Celui qui cédera sa place et la responsabilité du ralentissement du programme de rachat d’actifs à Janet Yellen se met à temporiser. Ce d’autant plus que la banque centrale ne surveille pas que le marché de l’emploi. Elle a aussi un œil attentif sur l’inflation. Laquelle, pour l’instant, ne montre pas de signe de redressement. Elle s’éloigne même de l’objectif de 2% fixé par la Fed, puisqu’elle a décéléré pour le troisième mois consécutif en octobre. Elle se limite à 0,7% sur un an, a-t-on aussi appris vendredi,

Dans ce contexte, les actions devraient poursuivre leur chemin haussier.

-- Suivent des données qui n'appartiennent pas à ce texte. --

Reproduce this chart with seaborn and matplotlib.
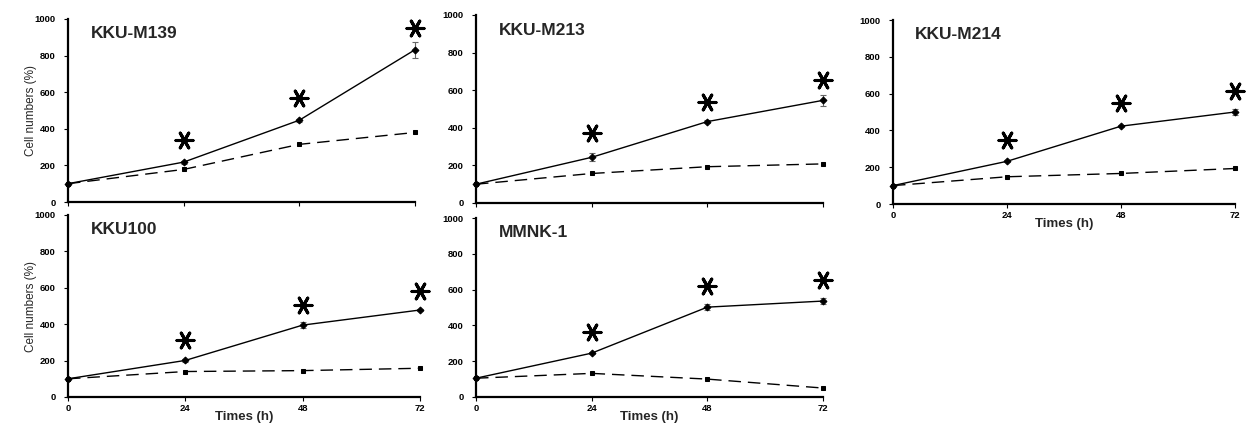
import numpy as np
import pandas as pd
import matplotlib
matplotlib.use("Agg")
import matplotlib.pyplot as plt
import seaborn as sns

sns.set_style("ticks")
plt.rcParams['font.family'] = ['Liberation Sans', 'DejaVu Sans']

times = [0, 24, 48, 72]
panel_names = ["KKU-M139", "KKU-M213", "KKU-M214", "KKU100", "MMNK-1"]

solid_vals = {
    "KKU-M139": [100, 218, 447, 832],
    "KKU-M213": [100, 243, 433, 546],
    "KKU-M214": [100, 232, 423, 500],
    "KKU100":   [100, 201, 395, 478],
    "MMNK-1":   [105, 245, 502, 536],
}
solid_err = {
    "KKU-M139": [0, 8, 8, 45],
    "KKU-M213": [0, 22, 6, 30],
    "KKU-M214": [0, 6, 6, 18],
    "KKU100":   [0, 6, 18, 6],
    "MMNK-1":   [0, 6, 15, 15],
}
dashed_vals = {
    "KKU-M139": [100, 178, 315, 380],
    "KKU-M213": [100, 157, 193, 208],
    "KKU-M214": [100, 148, 166, 193],
    "KKU100":   [100, 140, 145, 158],
    "MMNK-1":   [105, 132, 100, 50],
}
star_times = [24, 48, 72]
star_y = {
    "KKU-M139": [340, 568, 950],
    "KKU-M213": [375, 535, 656],
    "KKU-M214": [350, 550, 615],
    "KKU100":   [315, 505, 580],
    "MMNK-1":   [362, 618, 652],
}
yticks = [0, 200, 400, 600, 800, 1000]

W, H = 1246, 425
fig = plt.figure(figsize=(W / 100, H / 100), dpi=100)

# axes rectangles in pixels: left, right, top, bottom
rects = {
    "KKU-M139": (68, 415, 19, 202),
    "KKU-M213": (476, 823, 15, 203),
    "KKU-M214": (893, 1235, 20, 204),
    "KKU100":   (68, 420, 215, 397),
    "MMNK-1":   (476, 823, 218, 397),
}
show_xlabels = {"KKU-M139": False, "KKU-M213": False, "KKU-M214": True,
                "KKU100": True, "MMNK-1": True}
show_ylabel = {"KKU-M139": True, "KKU-M213": False, "KKU-M214": False,
               "KKU100": True, "MMNK-1": False}

tick_font = dict(fontsize=6.8, fontweight='bold')

for i, name in enumerate(panel_names):
    l, r, t, b = rects[name]
    ax = fig.add_axes([l / W, 1 - b / H, (r - l) / W, (b - t) / H])
    ax.set_zorder(i)
    df = pd.DataFrame({"t": times, "treat": solid_vals[name], "ctrl": dashed_vals[name]})
    ax.errorbar(times, solid_vals[name], yerr=solid_err[name], fmt='none',
                ecolor='#666666', elinewidth=0.8, capsize=2, capthick=0.8,
                clip_on=False, zorder=1)
    sns.lineplot(data=df, x="t", y="ctrl", ax=ax, color='black', lw=1.0,
                 linestyle=(0, (9, 5)), marker='s', markersize=3.5,
                 markeredgecolor='black', markerfacecolor='black', clip_on=False, zorder=2)
    sns.lineplot(data=df, x="t", y="treat", ax=ax, color='black', lw=1.0,
                 marker='D', markersize=3.5, markeredgecolor='black',
                 markerfacecolor='black', clip_on=False, zorder=3)
    sns.scatterplot(x=star_times, y=star_y[name], ax=ax, marker=(6, 2, 30), s=150,
                    color='black', linewidths=2.2, edgecolor='black', clip_on=False, zorder=4)
    ax.set_xlim(0, 72)
    ax.set_ylim(0, 1000)
    ax.set_xticks(times)
    ax.set_yticks(yticks)
    ax.set_yticklabels([str(v) for v in yticks], **tick_font)
    if show_xlabels[name]:
        ax.set_xticklabels([str(v) for v in times], **tick_font)
        ax.set_xlabel("Times (h)", fontsize=9.5, fontweight='bold', labelpad=-1.5)
    else:
        ax.set_xticklabels([])
        ax.set_xlabel("")
    if show_ylabel[name]:
        ax.set_ylabel("Cell numbers (%)", fontsize=8.5,
                      family=['Liberation Sans Narrow', 'Liberation Sans'], labelpad=-2)
    else:
        ax.set_ylabel("")
    for s in ['top', 'right']:
        ax.spines[s].set_visible(False)
    for s in ['left', 'bottom']:
        ax.spines[s].set_linewidth(1.6)
        ax.spines[s].set_color('black')
    ax.tick_params(axis='y', length=3, width=0.8, pad=6, colors='black')
    ax.tick_params(axis='x', length=3, width=0.8, pad=2, colors='black')
    ax.patch.set_alpha(0)
    ax.text(0.065, 0.92, name, transform=ax.transAxes, fontsize=12.5,
            fontweight='bold', ha='left', va='center')

fig.savefig("out.png", dpi=100)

Dans une note, Russ Koesterich, responsables des investissements pour BlackRock, juge que si les valorisations sont plus élevées qu’il y a un an, «nous ne sommes pas dans une situation de bulle et les actions continuent de constituer un meilleur choix que les obligations et le cash pour les investisseurs».

«Encore plus haut»

D’accord avec ces prévisions, les analystes de Deutsche Bank avancent un autre argument: «De nombreux investisseurs sous-pondèrent les actions. Peu d’entre eux ont vraiment bénéficié du rallye des bourses. C’est en train de changer lentement, mais le mouvement pourrait s’accélérer en 2014 et leur arrivée pourra pousser les indices encore plus haut», estime la banque allemande.

Même son de cloche du côté de Pictet, qui, lors d’une présentation jeudi à Zurich, a affiché son optimisme, misant en particulier sur les titres européens, que la banque genevoise considère comme meilleur marché que les actions américaines.